┌────────

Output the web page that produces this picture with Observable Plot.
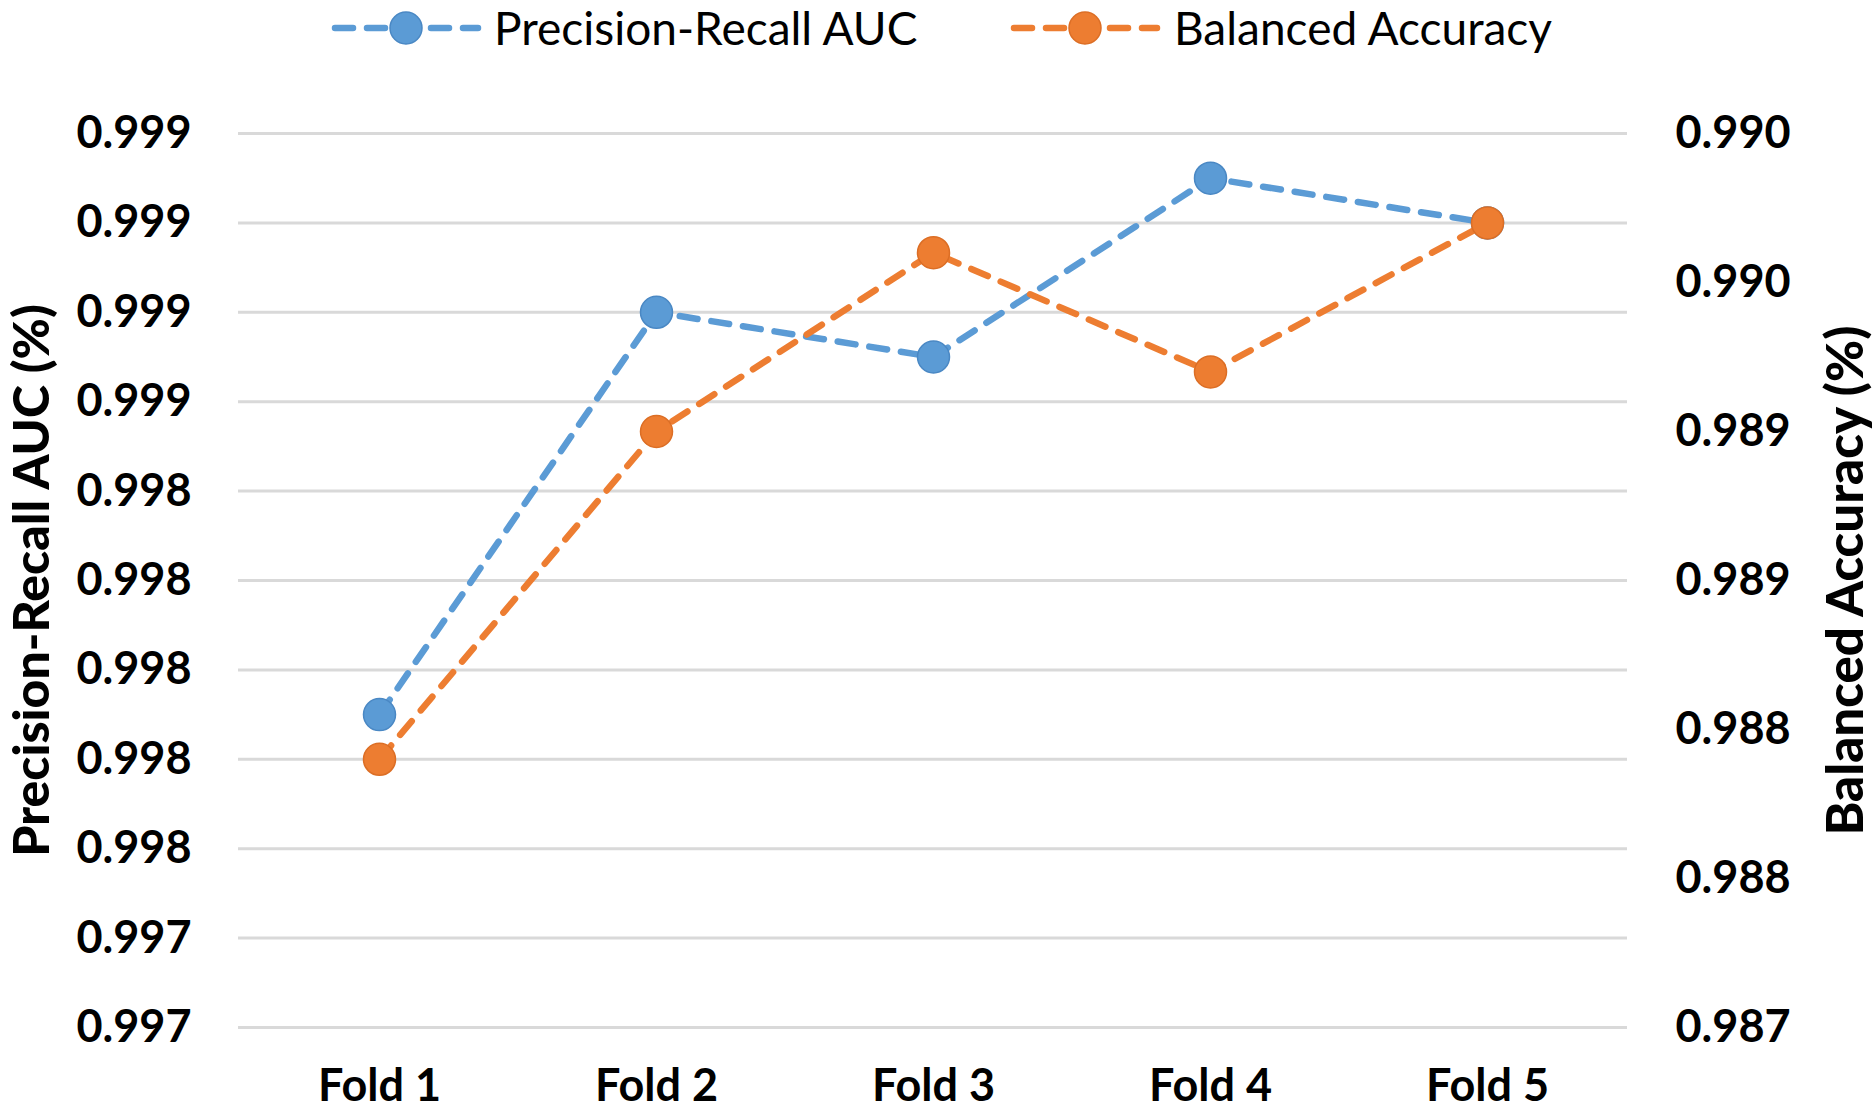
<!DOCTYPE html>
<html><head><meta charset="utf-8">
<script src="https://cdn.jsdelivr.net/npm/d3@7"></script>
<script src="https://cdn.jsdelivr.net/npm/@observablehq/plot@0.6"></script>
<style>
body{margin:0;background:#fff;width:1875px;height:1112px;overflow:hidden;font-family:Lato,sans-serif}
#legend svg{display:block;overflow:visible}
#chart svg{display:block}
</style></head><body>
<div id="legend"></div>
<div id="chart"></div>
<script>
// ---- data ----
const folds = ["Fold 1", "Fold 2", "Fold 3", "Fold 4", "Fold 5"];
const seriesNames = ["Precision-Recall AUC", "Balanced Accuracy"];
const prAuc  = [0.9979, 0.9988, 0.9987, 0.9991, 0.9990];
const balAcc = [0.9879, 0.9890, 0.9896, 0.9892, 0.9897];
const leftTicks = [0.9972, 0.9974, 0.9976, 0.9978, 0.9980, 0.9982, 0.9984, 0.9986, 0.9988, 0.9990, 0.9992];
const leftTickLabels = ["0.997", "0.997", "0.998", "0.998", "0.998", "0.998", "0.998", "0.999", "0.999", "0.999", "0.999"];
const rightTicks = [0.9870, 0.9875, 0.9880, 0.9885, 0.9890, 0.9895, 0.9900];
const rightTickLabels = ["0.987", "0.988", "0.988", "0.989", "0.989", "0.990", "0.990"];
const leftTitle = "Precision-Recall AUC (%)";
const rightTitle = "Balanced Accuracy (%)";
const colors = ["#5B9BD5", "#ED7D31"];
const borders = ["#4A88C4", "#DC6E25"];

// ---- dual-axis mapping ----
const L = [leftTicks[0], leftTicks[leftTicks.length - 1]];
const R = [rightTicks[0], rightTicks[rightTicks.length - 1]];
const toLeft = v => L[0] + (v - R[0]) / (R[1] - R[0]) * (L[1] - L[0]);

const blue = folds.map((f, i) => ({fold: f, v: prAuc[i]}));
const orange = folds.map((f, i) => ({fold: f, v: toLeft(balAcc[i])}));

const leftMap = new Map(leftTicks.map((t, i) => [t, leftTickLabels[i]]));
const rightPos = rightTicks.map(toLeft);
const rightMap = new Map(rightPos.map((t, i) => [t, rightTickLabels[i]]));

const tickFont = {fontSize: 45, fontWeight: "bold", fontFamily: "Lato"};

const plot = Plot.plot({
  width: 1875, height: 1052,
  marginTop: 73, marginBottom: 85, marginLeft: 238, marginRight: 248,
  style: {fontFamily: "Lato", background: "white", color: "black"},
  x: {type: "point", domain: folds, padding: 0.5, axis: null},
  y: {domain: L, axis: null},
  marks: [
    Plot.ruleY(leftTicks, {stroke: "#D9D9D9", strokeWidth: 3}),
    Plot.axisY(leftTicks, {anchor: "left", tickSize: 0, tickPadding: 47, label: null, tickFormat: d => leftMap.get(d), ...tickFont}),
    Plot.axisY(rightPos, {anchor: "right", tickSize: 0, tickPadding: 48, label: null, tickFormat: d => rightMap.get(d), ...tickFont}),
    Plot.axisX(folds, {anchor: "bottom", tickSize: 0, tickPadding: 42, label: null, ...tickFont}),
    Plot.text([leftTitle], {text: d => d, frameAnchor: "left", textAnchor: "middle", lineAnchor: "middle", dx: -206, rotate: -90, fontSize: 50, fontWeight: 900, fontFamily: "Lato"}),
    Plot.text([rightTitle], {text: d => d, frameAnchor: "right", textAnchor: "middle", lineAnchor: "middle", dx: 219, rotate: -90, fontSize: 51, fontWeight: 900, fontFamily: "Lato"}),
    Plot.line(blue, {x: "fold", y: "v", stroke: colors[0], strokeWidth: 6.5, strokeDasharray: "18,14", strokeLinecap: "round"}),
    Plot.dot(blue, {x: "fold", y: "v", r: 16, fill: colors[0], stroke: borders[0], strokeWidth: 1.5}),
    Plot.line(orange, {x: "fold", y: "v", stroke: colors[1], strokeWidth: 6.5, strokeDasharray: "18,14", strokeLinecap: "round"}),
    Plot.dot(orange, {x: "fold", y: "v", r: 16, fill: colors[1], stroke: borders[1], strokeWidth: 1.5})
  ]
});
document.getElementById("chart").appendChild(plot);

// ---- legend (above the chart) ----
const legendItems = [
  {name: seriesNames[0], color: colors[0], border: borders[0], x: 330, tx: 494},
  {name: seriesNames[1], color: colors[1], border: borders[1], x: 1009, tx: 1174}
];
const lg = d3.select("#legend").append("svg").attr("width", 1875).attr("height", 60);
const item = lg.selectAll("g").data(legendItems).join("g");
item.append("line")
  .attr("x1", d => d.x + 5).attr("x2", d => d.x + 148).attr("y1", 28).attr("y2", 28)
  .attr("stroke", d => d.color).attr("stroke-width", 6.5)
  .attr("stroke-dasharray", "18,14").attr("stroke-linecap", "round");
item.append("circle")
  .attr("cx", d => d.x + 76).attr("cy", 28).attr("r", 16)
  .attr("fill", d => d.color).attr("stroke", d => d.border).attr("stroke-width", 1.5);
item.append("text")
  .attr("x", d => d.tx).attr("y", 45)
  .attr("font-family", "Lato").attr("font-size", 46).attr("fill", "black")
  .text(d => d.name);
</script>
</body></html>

└────────

_What is expected_
The listing above must be printed again exactly, minus its pictures.

_Solution_
Output the web page that produces this picture with Observable Plot.
<!DOCTYPE html>
<html><head><meta charset="utf-8">
<script src="https://cdn.jsdelivr.net/npm/d3@7"></script>
<script src="https://cdn.jsdelivr.net/npm/@observablehq/plot@0.6"></script>
<style>
body{margin:0;background:#fff;width:1875px;height:1112px;overflow:hidden;font-family:Lato,sans-serif}
#legend svg{display:block;overflow:visible}
#chart svg{display:block}
</style></head><body>
<div id="legend"></div>
<div id="chart"></div>
<script>
// ---- data ----
const folds = ["Fold 1", "Fold 2", "Fold 3", "Fold 4", "Fold 5"];
const seriesNames = ["Precision-Recall AUC", "Balanced Accuracy"];
const prAuc  = [0.9979, 0.9988, 0.9987, 0.9991, 0.9990];
const balAcc = [0.9879, 0.9890, 0.9896, 0.9892, 0.9897];
const leftTicks = [0.9972, 0.9974, 0.9976, 0.9978, 0.9980, 0.9982, 0.9984, 0.9986, 0.9988, 0.9990, 0.9992];
const leftTickLabels = ["0.997", "0.997", "0.998", "0.998", "0.998", "0.998", "0.998", "0.999", "0.999", "0.999", "0.999"];
const rightTicks = [0.9870, 0.9875, 0.9880, 0.9885, 0.9890, 0.9895, 0.9900];
const rightTickLabels = ["0.987", "0.988", "0.988", "0.989", "0.989", "0.990", "0.990"];
const leftTitle = "Precision-Recall AUC (%)";
const rightTitle = "Balanced Accuracy (%)";
const colors = ["#5B9BD5", "#ED7D31"];
const borders = ["#4A88C4", "#DC6E25"];

// ---- dual-axis mapping ----
const L = [leftTicks[0], leftTicks[leftTicks.length - 1]];
const R = [rightTicks[0], rightTicks[rightTicks.length - 1]];
const toLeft = v => L[0] + (v - R[0]) / (R[1] - R[0]) * (L[1] - L[0]);

const blue = folds.map((f, i) => ({fold: f, v: prAuc[i]}));
const orange = folds.map((f, i) => ({fold: f, v: toLeft(balAcc[i])}));

const leftMap = new Map(leftTicks.map((t, i) => [t, leftTickLabels[i]]));
const rightPos = rightTicks.map(toLeft);
const rightMap = new Map(rightPos.map((t, i) => [t, rightTickLabels[i]]));

const tickFont = {fontSize: 45, fontWeight: "bold", fontFamily: "Lato"};

const plot = Plot.plot({
  width: 1875, height: 1052,
  marginTop: 73, marginBottom: 85, marginLeft: 238, marginRight: 248,
  style: {fontFamily: "Lato", background: "white", color: "black"},
  x: {type: "point", domain: folds, padding: 0.5, axis: null},
  y: {domain: L, axis: null},
  marks: [
    Plot.ruleY(leftTicks, {stroke: "#D9D9D9", strokeWidth: 3}),
    Plot.axisY(leftTicks, {anchor: "left", tickSize: 0, tickPadding: 47, label: null, tickFormat: d => leftMap.get(d), ...tickFont}),
    Plot.axisY(rightPos, {anchor: "right", tickSize: 0, tickPadding: 48, label: null, tickFormat: d => rightMap.get(d), ...tickFont}),
    Plot.axisX(folds, {anchor: "bottom", tickSize: 0, tickPadding: 42, label: null, ...tickFont}),
    Plot.text([leftTitle], {text: d => d, frameAnchor: "left", textAnchor: "middle", lineAnchor: "middle", dx: -206, rotate: -90, fontSize: 50, fontWeight: 900, fontFamily: "Lato"}),
    Plot.text([rightTitle], {text: d => d, frameAnchor: "right", textAnchor: "middle", lineAnchor: "middle", dx: 219, rotate: -90, fontSize: 51, fontWeight: 900, fontFamily: "Lato"}),
    Plot.line(blue, {x: "fold", y: "v", stroke: colors[0], strokeWidth: 6.5, strokeDasharray: "18,14", strokeLinecap: "round"}),
    Plot.dot(blue, {x: "fold", y: "v", r: 16, fill: colors[0], stroke: borders[0], strokeWidth: 1.5}),
    Plot.line(orange, {x: "fold", y: "v", stroke: colors[1], strokeWidth: 6.5, strokeDasharray: "18,14", strokeLinecap: "round"}),
    Plot.dot(orange, {x: "fold", y: "v", r: 16, fill: colors[1], stroke: borders[1], strokeWidth: 1.5})
  ]
});
document.getElementById("chart").appendChild(plot);

// ---- legend (above the chart) ----
const legendItems = [
  {name: seriesNames[0], color: colors[0], border: borders[0], x: 330, tx: 494},
  {name: seriesNames[1], color: colors[1], border: borders[1], x: 1009, tx: 1174}
];
const lg = d3.select("#legend").append("svg").attr("width", 1875).attr("height", 60);
const item = lg.selectAll("g").data(legendItems).join("g");
item.append("line")
  .attr("x1", d => d.x + 5).attr("x2", d => d.x + 148).attr("y1", 28).attr("y2", 28)
  .attr("stroke", d => d.color).attr("stroke-width", 6.5)
  .attr("stroke-dasharray", "18,14").attr("stroke-linecap", "round");
item.append("circle")
  .attr("cx", d => d.x + 76).attr("cy", 28).attr("r", 16)
  .attr("fill", d => d.color).attr("stroke", d => d.border).attr("stroke-width", 1.5);
item.append("text")
  .attr("x", d => d.tx).attr("y", 45)
  .attr("font-family", "Lato").attr("font-size", 46).attr("fill", "black")
  .text(d => d.name);
</script>
</body></html>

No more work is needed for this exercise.